February 7, 2018

Eric Bischoff Talks Ronda Rousey Signing With WWE

As most of you are aware, in 2015, new WWE signee Ronda Rousey was looked at as a modern-day female Mike Tyson, finishing all of her MMA fights (with only two going past the first round) and compiling a 12-0 record. It got to the point where many people felt that Rousey would be able to beat boxing legend Floyd Mayweather Jr. in a fight.

Rousey entered her UFC 193 fight on November 15, 2015 against Holly Holm as a -2000 favorite. She ended up getting knocked out in the second round. A year later, she blacked out the media and faced Amanda Nunes on December 30, 2016 at UFC 207, only to get defeated via TKO in 48 seconds.

Former wCw President Eric Bischoff discussed Ronda Rousey signing with WWE in an interview with WrestlingInc earlier this week. Bischoff noted that Rousey "got her ass handed to her badly" in her last two fights, which caused her mystique to be damaged. However, he felt that what hurt her worse was how she handled those losses to the press and to the public.

"She was bitter and she didn't handle those losses with the kind of grace that could have endeared her to the audience," Bischoff said. "She could have been a bigger star and a bigger babyface as a result of those losses than she possibly would have been had she won them. Rather than seizing that opportunity and seeing that opportunity for what it was in that moment and being a gracious loser and acknowledging that she got beat - because she got beat by a better athlete on that particular night - she would have gotten more over because of that in some ways than when she was beating people up."

"When she crapped all over the media and crapped all over the fans by refusing to do interviews and being bitter, it turned the audience against her, but not in a way that you can build upon. There's a way of getting heat that works for you, and there's a way of getting heat that works against you. The heat that she created for herself was not the latter."

"What is the WWE going to do, bring her in and have her wipe out half of the entire women's division because she's the baddest woman on the planet? That won't work. Are they going to put her over as a babyface? Eh, good luck with that. So there's some real creative character challenges there."

"I think given the time and the patience and acknowledging where Ronda has been the last 16 - 18 months of her life and figuring out how to create that character and that storyline in full acknowledgement of that history, I think that there's a way to do it. But they're going to have to be careful."

"How is she going to handle becoming a performer in a scripted environment? How is she going to learn and adapt to the challenges of telling a story using physical drama instead of going in and competing physically, because they're two different worlds. Professional wrestling... is no different than a Broadway play except that in a Broadway play, actors are using dialogue to tell a story and establish their characters, while in WWE, they're using a physical dialogue to tell their story and build their characters. That's a very unique art, it really is."

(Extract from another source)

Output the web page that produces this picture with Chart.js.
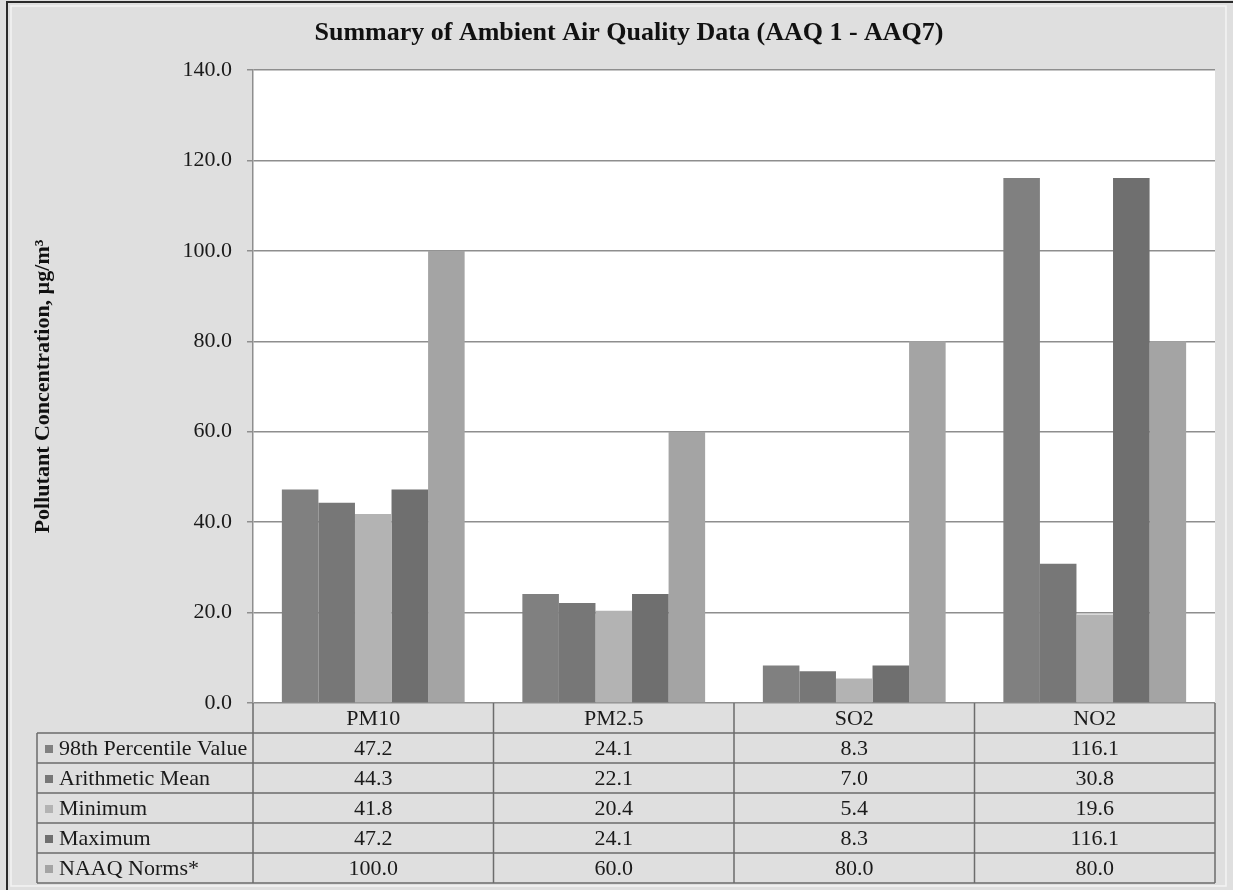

"How quickly will Ronda adapt to that art? That remains to be seen," Bischoff continued. "I wish her the best. She's a beautiful young woman, she's obviously talented, she's an athlete. I really wish her the best, but if you go back and look at the last 16 - 18 months of her history and the baggage that she's bringing with her - along with the notoriety that she got, she's got great notoriety - but there's some baggage there too. How that is all thrown into the big stew pot and how it's all cooked and what other ingredients they add to it so that we can see how she comes out of that, I'm very excited to see how that evolves."